Supplied data ->
# # # # #

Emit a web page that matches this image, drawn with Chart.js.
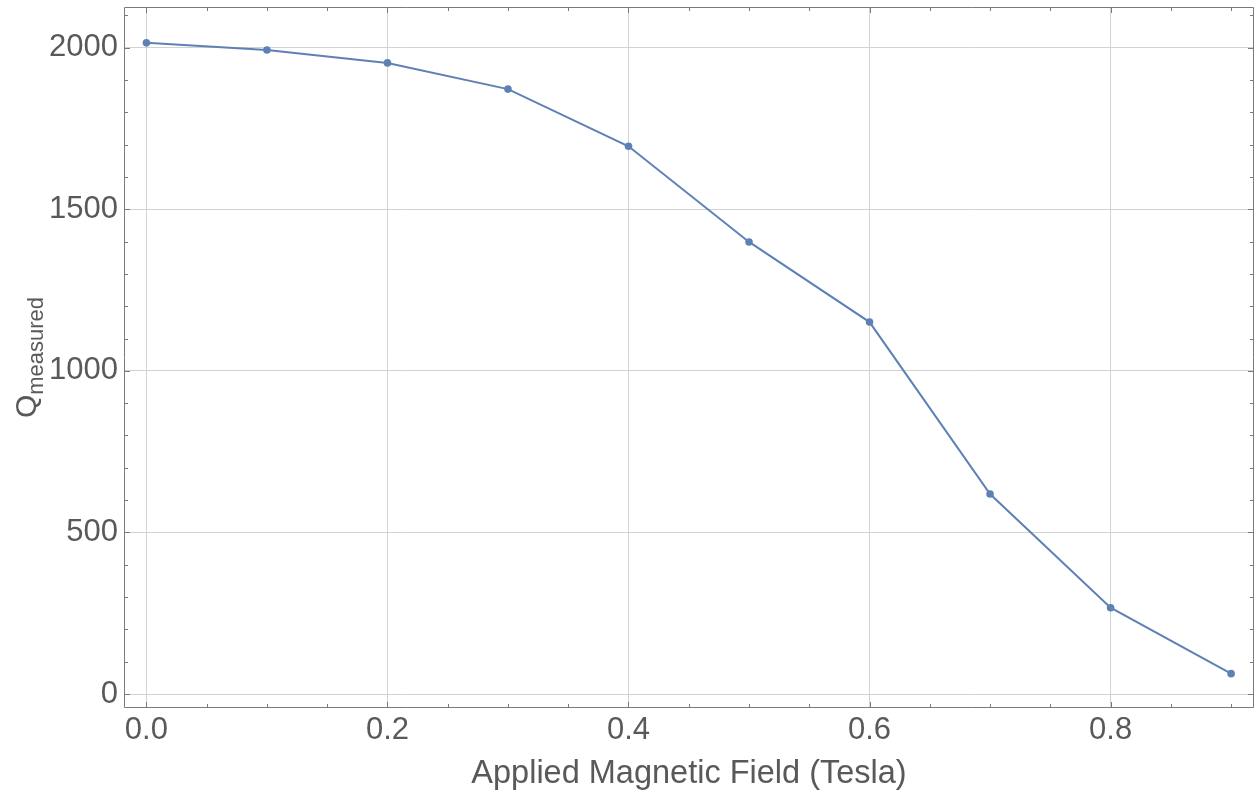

# # # # #

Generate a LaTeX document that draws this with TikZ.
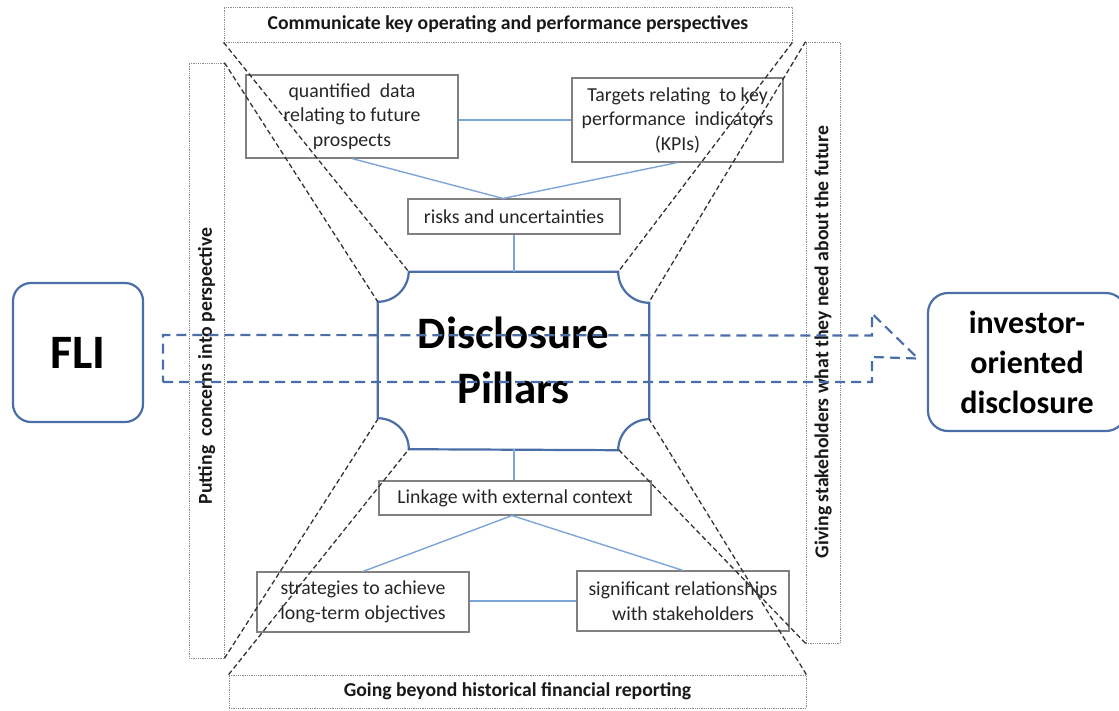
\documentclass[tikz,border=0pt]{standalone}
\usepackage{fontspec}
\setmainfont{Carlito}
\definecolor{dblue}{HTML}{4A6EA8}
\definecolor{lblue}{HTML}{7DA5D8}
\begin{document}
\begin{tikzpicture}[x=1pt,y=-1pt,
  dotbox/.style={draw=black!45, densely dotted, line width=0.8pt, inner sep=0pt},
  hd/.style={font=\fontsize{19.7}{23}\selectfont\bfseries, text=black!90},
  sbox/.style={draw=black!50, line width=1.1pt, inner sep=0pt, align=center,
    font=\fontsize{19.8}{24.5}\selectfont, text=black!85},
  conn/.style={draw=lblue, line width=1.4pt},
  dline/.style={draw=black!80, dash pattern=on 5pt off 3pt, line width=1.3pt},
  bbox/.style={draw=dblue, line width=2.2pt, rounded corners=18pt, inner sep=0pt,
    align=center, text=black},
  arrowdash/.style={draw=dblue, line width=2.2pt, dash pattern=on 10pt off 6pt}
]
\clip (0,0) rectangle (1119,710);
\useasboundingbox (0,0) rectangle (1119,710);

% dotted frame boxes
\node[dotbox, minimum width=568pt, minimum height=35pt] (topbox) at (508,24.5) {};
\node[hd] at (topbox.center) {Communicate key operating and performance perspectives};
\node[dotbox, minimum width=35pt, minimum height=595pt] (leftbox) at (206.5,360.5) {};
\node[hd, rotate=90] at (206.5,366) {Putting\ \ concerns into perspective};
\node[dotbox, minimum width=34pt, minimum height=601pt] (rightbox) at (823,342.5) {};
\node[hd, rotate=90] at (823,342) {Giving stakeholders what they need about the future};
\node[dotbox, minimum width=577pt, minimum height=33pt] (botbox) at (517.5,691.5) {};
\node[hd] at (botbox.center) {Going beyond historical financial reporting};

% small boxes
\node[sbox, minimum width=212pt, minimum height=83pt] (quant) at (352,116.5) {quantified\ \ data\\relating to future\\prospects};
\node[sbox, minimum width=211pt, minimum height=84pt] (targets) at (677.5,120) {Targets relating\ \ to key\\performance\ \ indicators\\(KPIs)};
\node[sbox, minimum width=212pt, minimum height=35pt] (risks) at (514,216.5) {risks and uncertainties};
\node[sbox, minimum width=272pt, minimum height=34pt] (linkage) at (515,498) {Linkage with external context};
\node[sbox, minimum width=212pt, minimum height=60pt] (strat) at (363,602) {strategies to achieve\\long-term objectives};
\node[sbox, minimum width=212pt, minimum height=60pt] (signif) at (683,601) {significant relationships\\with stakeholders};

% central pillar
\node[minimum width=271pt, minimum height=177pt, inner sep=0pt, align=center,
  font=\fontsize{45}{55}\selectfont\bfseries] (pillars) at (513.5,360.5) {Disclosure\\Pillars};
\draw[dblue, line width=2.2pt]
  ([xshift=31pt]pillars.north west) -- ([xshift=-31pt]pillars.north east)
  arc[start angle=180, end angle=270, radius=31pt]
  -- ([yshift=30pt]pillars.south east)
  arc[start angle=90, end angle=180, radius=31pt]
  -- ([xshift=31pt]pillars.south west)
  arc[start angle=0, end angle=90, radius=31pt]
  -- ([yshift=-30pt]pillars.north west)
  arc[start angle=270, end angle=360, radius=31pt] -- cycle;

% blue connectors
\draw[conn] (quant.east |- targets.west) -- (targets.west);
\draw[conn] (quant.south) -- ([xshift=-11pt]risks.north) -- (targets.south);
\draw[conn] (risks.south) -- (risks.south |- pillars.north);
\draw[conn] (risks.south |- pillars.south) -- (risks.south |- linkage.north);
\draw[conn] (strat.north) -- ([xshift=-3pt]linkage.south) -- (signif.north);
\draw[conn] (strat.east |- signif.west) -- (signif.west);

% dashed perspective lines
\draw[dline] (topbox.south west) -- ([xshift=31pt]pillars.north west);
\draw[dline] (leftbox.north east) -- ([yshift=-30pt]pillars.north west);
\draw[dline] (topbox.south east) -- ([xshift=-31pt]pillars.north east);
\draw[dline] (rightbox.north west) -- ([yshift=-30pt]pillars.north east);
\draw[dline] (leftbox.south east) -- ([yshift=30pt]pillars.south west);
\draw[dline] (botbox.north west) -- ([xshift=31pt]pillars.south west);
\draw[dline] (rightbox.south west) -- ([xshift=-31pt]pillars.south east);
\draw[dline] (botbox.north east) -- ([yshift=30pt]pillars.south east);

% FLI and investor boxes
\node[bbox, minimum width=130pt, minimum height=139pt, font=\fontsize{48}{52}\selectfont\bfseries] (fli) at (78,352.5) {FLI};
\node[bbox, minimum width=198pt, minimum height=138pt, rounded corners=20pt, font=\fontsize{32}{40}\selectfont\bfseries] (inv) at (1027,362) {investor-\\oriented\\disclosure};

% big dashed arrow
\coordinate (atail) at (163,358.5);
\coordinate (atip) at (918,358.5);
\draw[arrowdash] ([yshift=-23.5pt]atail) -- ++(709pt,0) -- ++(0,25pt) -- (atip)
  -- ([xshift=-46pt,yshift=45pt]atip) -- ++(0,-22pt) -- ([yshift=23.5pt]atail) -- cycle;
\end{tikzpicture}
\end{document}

# # # # #

Goal -> Exactly and only the lines from the line with "Generate a LaTeX" to the line with "beyond historical financial", both ends included, should be echoed. Do not carry over the pictures.

Solution for this problem ->
Generate a LaTeX document that draws this with TikZ.
\documentclass[tikz,border=0pt]{standalone}
\usepackage{fontspec}
\setmainfont{Carlito}
\definecolor{dblue}{HTML}{4A6EA8}
\definecolor{lblue}{HTML}{7DA5D8}
\begin{document}
\begin{tikzpicture}[x=1pt,y=-1pt,
  dotbox/.style={draw=black!45, densely dotted, line width=0.8pt, inner sep=0pt},
  hd/.style={font=\fontsize{19.7}{23}\selectfont\bfseries, text=black!90},
  sbox/.style={draw=black!50, line width=1.1pt, inner sep=0pt, align=center,
    font=\fontsize{19.8}{24.5}\selectfont, text=black!85},
  conn/.style={draw=lblue, line width=1.4pt},
  dline/.style={draw=black!80, dash pattern=on 5pt off 3pt, line width=1.3pt},
  bbox/.style={draw=dblue, line width=2.2pt, rounded corners=18pt, inner sep=0pt,
    align=center, text=black},
  arrowdash/.style={draw=dblue, line width=2.2pt, dash pattern=on 10pt off 6pt}
]
\clip (0,0) rectangle (1119,710);
\useasboundingbox (0,0) rectangle (1119,710);

% dotted frame boxes
\node[dotbox, minimum width=568pt, minimum height=35pt] (topbox) at (508,24.5) {};
\node[hd] at (topbox.center) {Communicate key operating and performance perspectives};
\node[dotbox, minimum width=35pt, minimum height=595pt] (leftbox) at (206.5,360.5) {};
\node[hd, rotate=90] at (206.5,366) {Putting\ \ concerns into perspective};
\node[dotbox, minimum width=34pt, minimum height=601pt] (rightbox) at (823,342.5) {};
\node[hd, rotate=90] at (823,342) {Giving stakeholders what they need about the future};
\node[dotbox, minimum width=577pt, minimum height=33pt] (botbox) at (517.5,691.5) {};
\node[hd] at (botbox.center) {Going beyond historical financial reporting};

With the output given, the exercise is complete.